Copy out the listing exactly.

• _Provided entries_
· · ·

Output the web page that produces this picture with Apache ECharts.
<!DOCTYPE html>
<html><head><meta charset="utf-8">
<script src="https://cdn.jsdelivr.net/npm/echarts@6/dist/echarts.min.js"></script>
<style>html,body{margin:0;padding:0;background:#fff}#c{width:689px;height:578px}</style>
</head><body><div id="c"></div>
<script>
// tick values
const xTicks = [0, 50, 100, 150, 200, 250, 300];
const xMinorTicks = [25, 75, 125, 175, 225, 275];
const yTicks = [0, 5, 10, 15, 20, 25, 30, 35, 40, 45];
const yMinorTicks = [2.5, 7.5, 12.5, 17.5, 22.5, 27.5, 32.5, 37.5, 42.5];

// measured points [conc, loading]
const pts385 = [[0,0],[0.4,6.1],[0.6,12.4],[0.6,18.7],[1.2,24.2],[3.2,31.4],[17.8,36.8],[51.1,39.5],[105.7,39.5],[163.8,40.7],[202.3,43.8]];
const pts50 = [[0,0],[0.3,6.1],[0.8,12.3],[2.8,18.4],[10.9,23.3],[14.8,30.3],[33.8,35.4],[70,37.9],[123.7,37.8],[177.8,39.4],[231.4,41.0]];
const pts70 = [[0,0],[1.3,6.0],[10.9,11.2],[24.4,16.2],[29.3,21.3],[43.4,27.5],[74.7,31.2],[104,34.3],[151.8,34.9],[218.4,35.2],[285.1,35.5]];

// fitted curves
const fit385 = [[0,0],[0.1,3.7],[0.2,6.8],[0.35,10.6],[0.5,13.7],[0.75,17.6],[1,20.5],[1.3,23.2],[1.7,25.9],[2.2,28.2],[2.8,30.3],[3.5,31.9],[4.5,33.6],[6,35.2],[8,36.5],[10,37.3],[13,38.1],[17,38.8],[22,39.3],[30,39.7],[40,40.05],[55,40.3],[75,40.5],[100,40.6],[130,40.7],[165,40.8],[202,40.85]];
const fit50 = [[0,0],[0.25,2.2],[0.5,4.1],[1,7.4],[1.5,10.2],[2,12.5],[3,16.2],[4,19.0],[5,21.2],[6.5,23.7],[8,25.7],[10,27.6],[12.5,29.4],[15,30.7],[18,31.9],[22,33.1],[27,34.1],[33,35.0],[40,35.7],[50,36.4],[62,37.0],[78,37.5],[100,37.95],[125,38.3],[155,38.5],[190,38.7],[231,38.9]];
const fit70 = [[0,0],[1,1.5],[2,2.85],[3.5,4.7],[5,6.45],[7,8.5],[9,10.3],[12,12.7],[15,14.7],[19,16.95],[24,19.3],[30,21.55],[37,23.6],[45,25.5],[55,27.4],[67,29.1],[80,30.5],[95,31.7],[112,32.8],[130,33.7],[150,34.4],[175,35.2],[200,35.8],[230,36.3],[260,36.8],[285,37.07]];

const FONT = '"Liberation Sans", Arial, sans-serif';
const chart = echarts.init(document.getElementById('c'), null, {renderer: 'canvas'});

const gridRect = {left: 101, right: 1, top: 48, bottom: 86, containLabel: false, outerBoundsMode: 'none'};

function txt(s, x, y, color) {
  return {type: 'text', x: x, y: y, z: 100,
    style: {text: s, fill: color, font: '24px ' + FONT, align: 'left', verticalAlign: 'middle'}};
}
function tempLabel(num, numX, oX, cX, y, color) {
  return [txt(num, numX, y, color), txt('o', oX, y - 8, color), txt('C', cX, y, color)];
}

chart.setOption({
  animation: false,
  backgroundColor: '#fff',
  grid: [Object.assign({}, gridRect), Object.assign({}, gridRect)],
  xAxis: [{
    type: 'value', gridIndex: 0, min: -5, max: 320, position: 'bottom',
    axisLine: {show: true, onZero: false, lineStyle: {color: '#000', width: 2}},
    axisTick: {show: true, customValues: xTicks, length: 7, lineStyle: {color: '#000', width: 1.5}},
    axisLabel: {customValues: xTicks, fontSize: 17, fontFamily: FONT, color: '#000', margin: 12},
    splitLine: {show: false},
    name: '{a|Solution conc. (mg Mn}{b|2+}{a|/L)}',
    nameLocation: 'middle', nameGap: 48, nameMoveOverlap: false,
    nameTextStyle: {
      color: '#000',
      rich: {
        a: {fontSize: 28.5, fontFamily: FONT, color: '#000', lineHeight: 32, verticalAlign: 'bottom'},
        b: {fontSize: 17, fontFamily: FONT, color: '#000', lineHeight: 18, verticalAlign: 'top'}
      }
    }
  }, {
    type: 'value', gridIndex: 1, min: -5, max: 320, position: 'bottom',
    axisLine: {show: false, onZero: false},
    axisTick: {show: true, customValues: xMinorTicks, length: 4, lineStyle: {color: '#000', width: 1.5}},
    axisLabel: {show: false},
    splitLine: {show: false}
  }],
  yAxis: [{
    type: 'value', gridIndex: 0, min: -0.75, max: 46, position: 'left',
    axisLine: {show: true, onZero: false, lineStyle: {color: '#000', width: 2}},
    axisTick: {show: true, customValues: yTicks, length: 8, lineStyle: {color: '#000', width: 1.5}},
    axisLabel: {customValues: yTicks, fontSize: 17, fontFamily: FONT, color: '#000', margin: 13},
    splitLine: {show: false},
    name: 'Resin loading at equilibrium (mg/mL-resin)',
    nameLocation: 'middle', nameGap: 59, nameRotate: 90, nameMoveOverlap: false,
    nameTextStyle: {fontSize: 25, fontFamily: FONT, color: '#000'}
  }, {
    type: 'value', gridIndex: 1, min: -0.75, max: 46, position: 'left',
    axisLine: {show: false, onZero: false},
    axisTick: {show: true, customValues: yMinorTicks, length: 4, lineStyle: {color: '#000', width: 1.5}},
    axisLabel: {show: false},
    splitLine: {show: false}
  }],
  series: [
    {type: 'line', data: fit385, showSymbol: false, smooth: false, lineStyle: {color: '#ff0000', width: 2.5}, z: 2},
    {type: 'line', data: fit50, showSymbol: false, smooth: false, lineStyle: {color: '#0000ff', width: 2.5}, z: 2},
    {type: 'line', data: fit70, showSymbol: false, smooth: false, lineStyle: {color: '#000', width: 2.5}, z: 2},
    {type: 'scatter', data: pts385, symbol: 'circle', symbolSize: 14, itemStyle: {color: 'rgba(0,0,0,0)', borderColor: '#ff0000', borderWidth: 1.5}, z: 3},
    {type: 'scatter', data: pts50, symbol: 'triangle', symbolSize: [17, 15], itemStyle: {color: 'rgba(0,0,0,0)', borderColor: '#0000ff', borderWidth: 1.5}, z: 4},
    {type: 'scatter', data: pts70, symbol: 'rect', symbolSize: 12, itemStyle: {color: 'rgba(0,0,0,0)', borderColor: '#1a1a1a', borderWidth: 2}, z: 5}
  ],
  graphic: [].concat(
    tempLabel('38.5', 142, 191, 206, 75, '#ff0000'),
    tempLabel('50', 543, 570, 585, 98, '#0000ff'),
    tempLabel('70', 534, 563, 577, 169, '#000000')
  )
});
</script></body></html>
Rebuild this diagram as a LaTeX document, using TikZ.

· · ·

• _Answer_
Output the web page that produces this picture with Apache ECharts.
<!DOCTYPE html>
<html><head><meta charset="utf-8">
<script src="https://cdn.jsdelivr.net/npm/echarts@6/dist/echarts.min.js"></script>
<style>html,body{margin:0;padding:0;background:#fff}#c{width:689px;height:578px}</style>
</head><body><div id="c"></div>
<script>
// tick values
const xTicks = [0, 50, 100, 150, 200, 250, 300];
const xMinorTicks = [25, 75, 125, 175, 225, 275];
const yTicks = [0, 5, 10, 15, 20, 25, 30, 35, 40, 45];
const yMinorTicks = [2.5, 7.5, 12.5, 17.5, 22.5, 27.5, 32.5, 37.5, 42.5];

// measured points [conc, loading]
const pts385 = [[0,0],[0.4,6.1],[0.6,12.4],[0.6,18.7],[1.2,24.2],[3.2,31.4],[17.8,36.8],[51.1,39.5],[105.7,39.5],[163.8,40.7],[202.3,43.8]];
const pts50 = [[0,0],[0.3,6.1],[0.8,12.3],[2.8,18.4],[10.9,23.3],[14.8,30.3],[33.8,35.4],[70,37.9],[123.7,37.8],[177.8,39.4],[231.4,41.0]];
const pts70 = [[0,0],[1.3,6.0],[10.9,11.2],[24.4,16.2],[29.3,21.3],[43.4,27.5],[74.7,31.2],[104,34.3],[151.8,34.9],[218.4,35.2],[285.1,35.5]];

// fitted curves
const fit385 = [[0,0],[0.1,3.7],[0.2,6.8],[0.35,10.6],[0.5,13.7],[0.75,17.6],[1,20.5],[1.3,23.2],[1.7,25.9],[2.2,28.2],[2.8,30.3],[3.5,31.9],[4.5,33.6],[6,35.2],[8,36.5],[10,37.3],[13,38.1],[17,38.8],[22,39.3],[30,39.7],[40,40.05],[55,40.3],[75,40.5],[100,40.6],[130,40.7],[165,40.8],[202,40.85]];
const fit50 = [[0,0],[0.25,2.2],[0.5,4.1],[1,7.4],[1.5,10.2],[2,12.5],[3,16.2],[4,19.0],[5,21.2],[6.5,23.7],[8,25.7],[10,27.6],[12.5,29.4],[15,30.7],[18,31.9],[22,33.1],[27,34.1],[33,35.0],[40,35.7],[50,36.4],[62,37.0],[78,37.5],[100,37.95],[125,38.3],[155,38.5],[190,38.7],[231,38.9]];
const fit70 = [[0,0],[1,1.5],[2,2.85],[3.5,4.7],[5,6.45],[7,8.5],[9,10.3],[12,12.7],[15,14.7],[19,16.95],[24,19.3],[30,21.55],[37,23.6],[45,25.5],[55,27.4],[67,29.1],[80,30.5],[95,31.7],[112,32.8],[130,33.7],[150,34.4],[175,35.2],[200,35.8],[230,36.3],[260,36.8],[285,37.07]];

const FONT = '"Liberation Sans", Arial, sans-serif';
const chart = echarts.init(document.getElementById('c'), null, {renderer: 'canvas'});

const gridRect = {left: 101, right: 1, top: 48, bottom: 86, containLabel: false, outerBoundsMode: 'none'};

function txt(s, x, y, color) {
  return {type: 'text', x: x, y: y, z: 100,
    style: {text: s, fill: color, font: '24px ' + FONT, align: 'left', verticalAlign: 'middle'}};
}
function tempLabel(num, numX, oX, cX, y, color) {
  return [txt(num, numX, y, color), txt('o', oX, y - 8, color), txt('C', cX, y, color)];
}

chart.setOption({
  animation: false,
  backgroundColor: '#fff',
  grid: [Object.assign({}, gridRect), Object.assign({}, gridRect)],
  xAxis: [{
    type: 'value', gridIndex: 0, min: -5, max: 320, position: 'bottom',
    axisLine: {show: true, onZero: false, lineStyle: {color: '#000', width: 2}},
    axisTick: {show: true, customValues: xTicks, length: 7, lineStyle: {color: '#000', width: 1.5}},
    axisLabel: {customValues: xTicks, fontSize: 17, fontFamily: FONT, color: '#000', margin: 12},
    splitLine: {show: false},
    name: '{a|Solution conc. (mg Mn}{b|2+}{a|/L)}',
    nameLocation: 'middle', nameGap: 48, nameMoveOverlap: false,
    nameTextStyle: {
      color: '#000',
      rich: {
        a: {fontSize: 28.5, fontFamily: FONT, color: '#000', lineHeight: 32, verticalAlign: 'bottom'},
        b: {fontSize: 17, fontFamily: FONT, color: '#000', lineHeight: 18, verticalAlign: 'top'}
      }
    }
  }, {
    type: 'value', gridIndex: 1, min: -5, max: 320, position: 'bottom',
    axisLine: {show: false, onZero: false},
    axisTick: {show: true, customValues: xMinorTicks, length: 4, lineStyle: {color: '#000', width: 1.5}},
    axisLabel: {show: false},
    splitLine: {show: false}
  }],
  yAxis: [{
    type: 'value', gridIndex: 0, min: -0.75, max: 46, position: 'left',
    axisLine: {show: true, onZero: false, lineStyle: {color: '#000', width: 2}},
    axisTick: {show: true, customValues: yTicks, length: 8, lineStyle: {color: '#000', width: 1.5}},
    axisLabel: {customValues: yTicks, fontSize: 17, fontFamily: FONT, color: '#000', margin: 13},
    splitLine: {show: false},
    name: 'Resin loading at equilibrium (mg/mL-resin)',
    nameLocation: 'middle', nameGap: 59, nameRotate: 90, nameMoveOverlap: false,
    nameTextStyle: {fontSize: 25, fontFamily: FONT, color: '#000'}
  }, {
    type: 'value', gridIndex: 1, min: -0.75, max: 46, position: 'left',
    axisLine: {show: false, onZero: false},
    axisTick: {show: true, customValues: yMinorTicks, length: 4, lineStyle: {color: '#000', width: 1.5}},
    axisLabel: {show: false},
    splitLine: {show: false}
  }],
  series: [
    {type: 'line', data: fit385, showSymbol: false, smooth: false, lineStyle: {color: '#ff0000', width: 2.5}, z: 2},
    {type: 'line', data: fit50, showSymbol: false, smooth: false, lineStyle: {color: '#0000ff', width: 2.5}, z: 2},
    {type: 'line', data: fit70, showSymbol: false, smooth: false, lineStyle: {color: '#000', width: 2.5}, z: 2},
    {type: 'scatter', data: pts385, symbol: 'circle', symbolSize: 14, itemStyle: {color: 'rgba(0,0,0,0)', borderColor: '#ff0000', borderWidth: 1.5}, z: 3},
    {type: 'scatter', data: pts50, symbol: 'triangle', symbolSize: [17, 15], itemStyle: {color: 'rgba(0,0,0,0)', borderColor: '#0000ff', borderWidth: 1.5}, z: 4},
    {type: 'scatter', data: pts70, symbol: 'rect', symbolSize: 12, itemStyle: {color: 'rgba(0,0,0,0)', borderColor: '#1a1a1a', borderWidth: 2}, z: 5}
  ],
  graphic: [].concat(
    tempLabel('38.5', 142, 191, 206, 75, '#ff0000'),
    tempLabel('50', 543, 570, 585, 98, '#0000ff'),
    tempLabel('70', 534, 563, 577, 169, '#000000')
  )
});
</script></body></html>
Rebuild this diagram as a LaTeX document, using TikZ.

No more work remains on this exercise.